Team body-ody-ody quickly put Eureka’s prior Drag Con experience – and big mouth – to good use, assigning her the role of moderator and coming up with a concise plan and creating the word proportionising – creating the perfect silhouette. While Monique and Cracker weren’t sold on their rival’s tagline, it was catchy and they really should be shaking. Aquaria and Asia sold Ru on their make-up skillz, he was quick to point out that they needed to be able to make it funny and joyous for their audience if they want to be successful. Meanwhile team wigs had an impressive resume with wigs, however lacked a plan and didn’t seem to think having Cracker out front as a host was a good idea. Back with the body queens, my future lover Kameron spoke being one of the few bodybuilder queens and felt it gave her an edge as it allows her to show people how to feminise even the hottest body. With Ru out of the room, Monique started to panic about Aquaria since she isn’t the best at public speaking and thinking on her feet. Asia sounded like a HR manager when joining in to question her communication skills.
Elimination day rolled around with Eureka rallying her fellow body troops, getting Monet out of her head for being a serial bottom – we’re all bottoms, relax. Meanwhile Blair made a play for my heart, pulling out a study book she put together for her Drag Race stint which she said has given her confidence for the challenge. Monique then shared that she didn’t have as much money as the other queens, so in addition to having to prepare for the panel was Macgyvering herself an outfit for the runway.
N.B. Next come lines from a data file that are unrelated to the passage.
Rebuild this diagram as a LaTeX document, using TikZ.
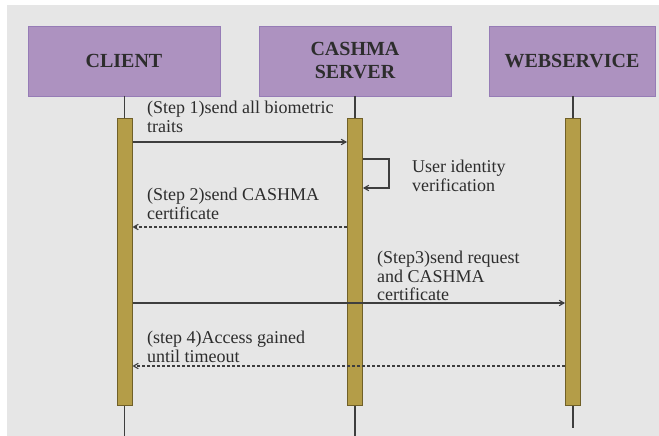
\documentclass[tikz,border=0pt]{standalone}
\usepackage{fontspec}
\setmainfont{Liberation Serif}
\usetikzlibrary{positioning}
\usetikzlibrary{arrows,calc}

\definecolor{bggray}{RGB}{230,230,230}
\definecolor{lanefill}{RGB}{173,146,192}
\definecolor{laneedge}{RGB}{150,124,182}
\definecolor{barfill}{RGB}{180,157,72}
\definecolor{baredge}{RGB}{112,96,40}
\definecolor{wire}{RGB}{62,62,62}
\definecolor{ink}{RGB}{45,45,45}

\begin{document}
\begin{tikzpicture}[x=1pt,y=-1pt, >=angle 60,
    lane/.style={rectangle, fill=lanefill, draw=laneedge, minimum width=192pt,
      minimum height=70pt, align=center, text=ink,
      font=\fontsize{20}{23}\selectfont\bfseries},
    actbar/.style={rectangle, fill=barfill, draw=baredge, line width=1pt,
      minimum width=15pt, minimum height=287pt, inner sep=0pt},
    msg/.style={->, wire, line width=1.1pt},
    reply/.style={->, wire, line width=1.1pt, densely dashed},
    note/.style={anchor=north west, inner sep=0pt, align=left, text=ink,
      font=\fontsize{18}{18.5}\selectfont}]

  \useasboundingbox (0,0) rectangle (659,436);
  \fill[bggray] (7,5) rectangle (659,436);

	%lanes and life lines
    \foreach \bx/\cx/\w/\txt/\name/\tail in {124/124.5/192/CLIENT/cl/436, 355/355/192/{CASHMA\\SERVER}/cs/436, 572/573/166/WEBSERVICE/ws/428}{
           \node[lane, minimum width=\w pt] (\name) at (\bx,61) {\txt};
           \coordinate (\name top) at (\cx,96);
           \coordinate (\name end) at (\cx,\tail);
           \draw[wire, line width=1.4pt] (\name top) -- (\name end);
           \node[actbar] (\name bar) at (\cx,261.5) {};
    }

	%messages
    \coordinate (m1) at (0,142);
    \coordinate (m2) at (0,227);
    \coordinate (m3) at (0,303);
    \coordinate (m4) at (0,366);
    \coordinate (lp1) at (389,159);
    \coordinate (lp2) at (389,188);

    \draw[msg] (clbar.east |- m1) -- (csbar.west |- m1);
    \draw[msg] (csbar.east |- lp1) -- (lp1) -- (lp2) -- (csbar.east |- lp2);
    \draw[reply] (csbar.west |- m2) -- (clbar.east |- m2);
    \draw[msg] (clbar.east |- m3) -- (wsbar.west |- m3);
    \draw[reply] (wsbar.west |- m4) -- (clbar.east |- m4);

	%labels
    \node[note] (t1) at (147,101) {(Step 1)send all biometric\\traits};
    \node[note] (t0) at (412,160) {User identity\\verification};
    \node[note] (t2) at (147,188) {(Step 2)send CASHMA\\certificate};
    \node[note] (t3) at (377,251) {(Step3)send request\\and CASHMA\\certificate};
    \node[note] (t4) at (147,331) {(step 4)Access gained\\until timeout};

\end{tikzpicture}
\end{document}
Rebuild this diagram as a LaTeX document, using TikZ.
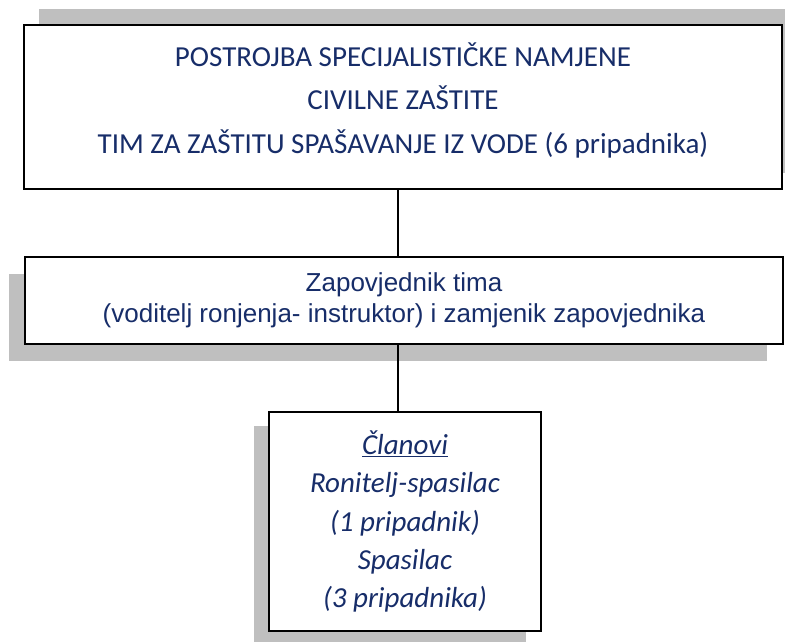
\documentclass[tikz,border=0pt]{standalone}
\usepackage{fontspec}
\setmainfont{Carlito}
\newfontfamily\arialfont{Liberation Sans}
\usepackage{xcolor}
\usepackage{tikz}
\usetikzlibrary{shadows}

\definecolor{navytext}{RGB}{23,45,105}
\definecolor{shadowgray}{RGB}{191,191,191}

\begin{document}
\begin{tikzpicture}[x=1pt, y=-1pt,
    unitbox/.style={rectangle, draw=black, line width=1.5pt, fill=white, inner sep=0, align=center, text=navytext},
    topfont/.style={font={\fontsize{29pt}{43.5pt}\selectfont}},
    midfont/.style={font={\arialfont\fontsize{26pt}{31pt}\selectfont}},
    botfont/.style={font={\itshape\fontsize{29pt}{38.3pt}\selectfont}},
    link/.style={line width=1.5pt, black}]
        \clip (0,0) rectangle (785,642);

        \node (top) [unitbox, topfont, minimum width=758pt, minimum height=164pt, text depth=18pt,
            drop shadow={shadow xshift=15pt, shadow yshift=16pt, fill=shadowgray, opacity=1}]
            at (403, 107) {POSTROJBA SPECIJALISTIČKE NAMJENE\\ CIVILNE ZAŠTITE\\ TIM ZA ZAŠTITU SPAŠAVANJE IZ VODE (6 pripadnika)};

        \node (mid) [unitbox, midfont, minimum width=758pt, minimum height=87pt,
            drop shadow={shadow xshift=-16pt, shadow yshift=-17pt, fill=shadowgray, opacity=1}]
            at (404, 300.5) {Zapovjednik tima\\ (voditelj ronjenja- instruktor) i zamjenik zapovjednika};

        \node (bot) [unitbox, botfont, minimum width=272pt, minimum height=219pt,
            drop shadow={shadow xshift=-15pt, shadow yshift=-14pt, fill=shadowgray, opacity=1}]
            at (405, 521.5) {\underline{Članovi}\\ Ronitelj-spasilac\\ (1 pripadnik)\\ Spasilac\\ (3 pripadnika)};

        \path[link]
        ([xshift=-5pt]top.south) edge ([xshift=-6pt]mid.north)
        ([xshift=-6pt]mid.south) edge ([xshift=-7pt]bot.north)
        ;
      \end{tikzpicture}
\end{document}
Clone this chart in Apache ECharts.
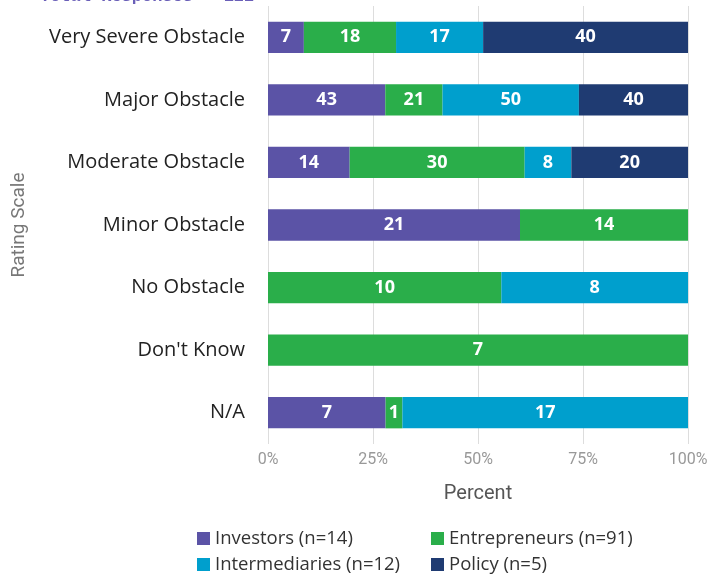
<!DOCTYPE html>
<html>
<head>
<meta charset="utf-8">
<script src="https://cdn.jsdelivr.net/npm/echarts@6/dist/echarts.min.js"></script>
<style>
  html, body { margin: 0; padding: 0; background: #fff; }
  #chart { width: 708px; height: 575px; }
</style>
</head>
<body>
<div id="chart"></div>
<script>
// Rating rows, top to bottom
const categories = ["Very Severe Obstacle", "Major Obstacle", "Moderate Obstacle", "Minor Obstacle", "No Obstacle", "Don't Know", "N/A"];
const groupNames = ["Investors (n=14)", "Entrepreneurs (n=91)", "Intermediaries (n=12)", "Policy (n=5)"];
const colors = ["#5b53a6", "#2aae4a", "#009fcd", "#1f3b72"];

// Values shown on the bars (percent within each group)
const investors = [7, 43, 14, 21, 0, 0, 7];
const entrepreneurs = [18, 21, 30, 14, 10, 7, 1];
const intermediaries = [17, 50, 8, 0, 8, 0, 17];
const policy = [40, 40, 20, 0, 0, 0, 0];

const xTicks = [0, 25, 50, 75, 100];

const groups = [investors, entrepreneurs, intermediaries, policy];

// each row is stretched to 100%
const rowTotals = categories.map((c, i) => groups.reduce((s, g) => s + g[i], 0));

const chart = echarts.init(document.getElementById("chart"));

const series = groups.map((g, k) => ({
  name: groupNames[k],
  type: "bar",
  stack: "total",
  barWidth: "50%",
  itemStyle: { color: colors[k] },
  label: {
    show: true,
    color: "#fff",
    fontFamily: "Open Sans",
    fontWeight: "bold",
    fontSize: 18,
    formatter: (p) => (p.data.raw ? p.data.raw : "")
  },
  data: g.map((v, i) => ({ value: v ? (v / rowTotals[i]) * 100 : 0, raw: v }))
}));

// one legend per entry so the 2x2 layout is fixed
const legendPos = [[192, 524], [426, 524], [192, 550], [426, 550]];
const legends = groupNames.map((n, k) => ({
  data: [n],
  left: legendPos[k][0],
  top: legendPos[k][1],
  itemWidth: 13,
  itemHeight: 13,
  icon: "rect",
  textStyle: { fontFamily: "Open Sans", fontSize: 18.5, color: "#333" }
}));

chart.setOption({
  animation: false,
  backgroundColor: "#fff",
  grid: { left: 268, right: 20, top: 6, bottom: 131, containLabel: false, outerBoundsMode: "none" },
  graphic: [{
    type: "text",
    left: 40,
    top: -12,
    style: {
      text: "Total Responses = 122",
      font: "bold 17px 'Liberation Mono'",
      fill: "#6a5fb8"
    }
  }],
  legend: legends,
  xAxis: {
    type: "value",
    min: 0,
    max: 100,
    interval: 25,
    name: "Percent",
    nameLocation: "middle",
    nameGap: 40,
    nameTextStyle: { fontFamily: "Roboto", fontSize: 20, color: "#555" },
    axisLine: { show: false },
    axisTick: { show: false },
    axisLabel: {
      fontFamily: "Roboto",
      fontSize: 16,
      color: "#999",
      margin: 8,
      formatter: (v) => (xTicks.includes(v) ? v + "%" : "")
    },
    splitLine: { show: true, lineStyle: { color: "#ddd", width: 1 } }
  },
  yAxis: {
    type: "category",
    data: categories,
    inverse: true,
    name: "Rating Scale",
    nameLocation: "middle",
    nameGap: 239,
    nameRotate: 90,
    nameTextStyle: { fontFamily: "Roboto", fontSize: 19, color: "#777" },
    axisLine: { show: false },
    axisTick: { show: false },
    axisLabel: { fontFamily: "Open Sans", fontSize: 20, color: "#222", margin: 23 }
  },
  series: series
});
</script>
</body>
</html>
Hearing the yearnings of my crotch we returned to Kameron where Asia spotted a before and after shot of his body – I’d take either TBH – and shared how he had quit and threw out half his drag when he was with a previous boyfriend, and then struggled with the other queens when he returned to performing given his manly physique. Thankfully he didn’t pay attention to the haters and said everyone should be able to throw on a dress and wig no matter what their shape and perform for people, and now I’m both inspired and aroused. Monet then shared about her relationship with her parents with Cracker. While everyone else in her family knows she is gay and does drag, her parents live in the West Indies and aren’t very open to drag or homosexuality. And she is scared of losing them. I’m not crying, you’re crying.
The panels kicked off on the mainstage with Eureka leading the body team to a killer performance, working seamlessly together while being informative and entertaining. By the time it came to Kameron dressing Bryce, I wanted everything they were selling. While Monique got off to a strong start for team face – Danny Glover illusion is the best way to describe Asia’s look – Asia and Aquaria’s duelling tutorials got extremely confusing. Thankfully for them the directionless wig team never really seemed to find their footing, instead focusing on reading each other for filth.
On the runway Kameron was absolutely stunning and gave the best head. Monet and Eureka joined her in stealing the show with killer looks that belonged side of pool watching a fight on Dynasty. Aquaria pulled a hat out of her rabbit and looked amazing, Monique served spotted realness, Asia made a stunning dandelion, Cracker had beautiful hat hair, Blair served ‘90s privacy curtain realness while The Vixen layered hat upon hat upon hat.
As expected team body won the challenge, while team wig bottomed out. The judges adored Kameron’s look and loved that she brought more of her personality to the challenge. Monet finally found her feet with a killer look and slaying the panel. Eureka stole the show as the moderator and with her David Jones one piece. While the judges loved Cracker’s look, they felt the panel offered no lesson and none of her jokes landed. The judges completely lost Blair in the panel and felt her look was beige … leading to her sharing that she lost her virginity via rape and brokedown as she just wants to make everything positive as a result. The queens and judges rallied around and AGAIN, I’m not crying, you’re crying. Back to the critiques, The Vixen’s outfit was read for being sloppy and her panel performance was again called out for not offering enough.
Once again Eureka took out victory, while Cracker narrowly escaped the bottom leaving Blair St Clair and The Vixen to lip sync to my girl Diana Ross’ I’m Coming Out. While Blair hit every lyric and twirled like your mum after a couple of glasses of sav blanc, The Vixen owned the lip sync with her acrobatics and air trombone. As such, The Vixen saved herself leaving Ru to declare my dear Blair St Clair must sashay away.
While she was heartbroken to find herself out of the competition, she was thrilled to have just had the opportunity … and to be the first queen from Indiana to compete. While I would argue that The Vixen’s outfit was the most inferior on the runway, she murdered the lip sync. Though I didn’t share that with dear, sweet Blair, insteading focusing on her strong run and a big piece of sweet Blair St Clafoutis.
I love me some clafoutis, despite the fact Julia Child loves to remind me it is peasant food. I mean, baked, custardy pudding full of nuts and fruit – perfection. I mean, it sounds like a euphamism for the things I’d like to do to Kameron Michaels.
So enjoy! The clafoutis and the thought of me and Kam.
Blair St. Clafoutis
1 ¼ cups milk
⅔ cup raw caster sugar
1 tbsp vanilla
pinch of salt
½ cup flour
2 cups blueberries
½ cup slivered almonds
icing sugar, to serve
Preheat oven to 180C.
Combine the milk, ⅓ cup of the sugar, eggs, vanilla, salt and flour in a large bowl. Whisk aggressively, working through the pain of your boot, until completely smooth.
Pour a thin layer of batter in the bottom of the baking dish and cook for about five minutes, or until it has set to the pan but isn’t cooked through. Sprinkle the blueberries, almonds and remaining sugar over the base and top with the remaining the batter. Return to the oven and bake for 45 minutes, or until puffed, cooked through and totally glorious.
Allow to cool for five minutes before serving with a dusting of icing sugar and devouring.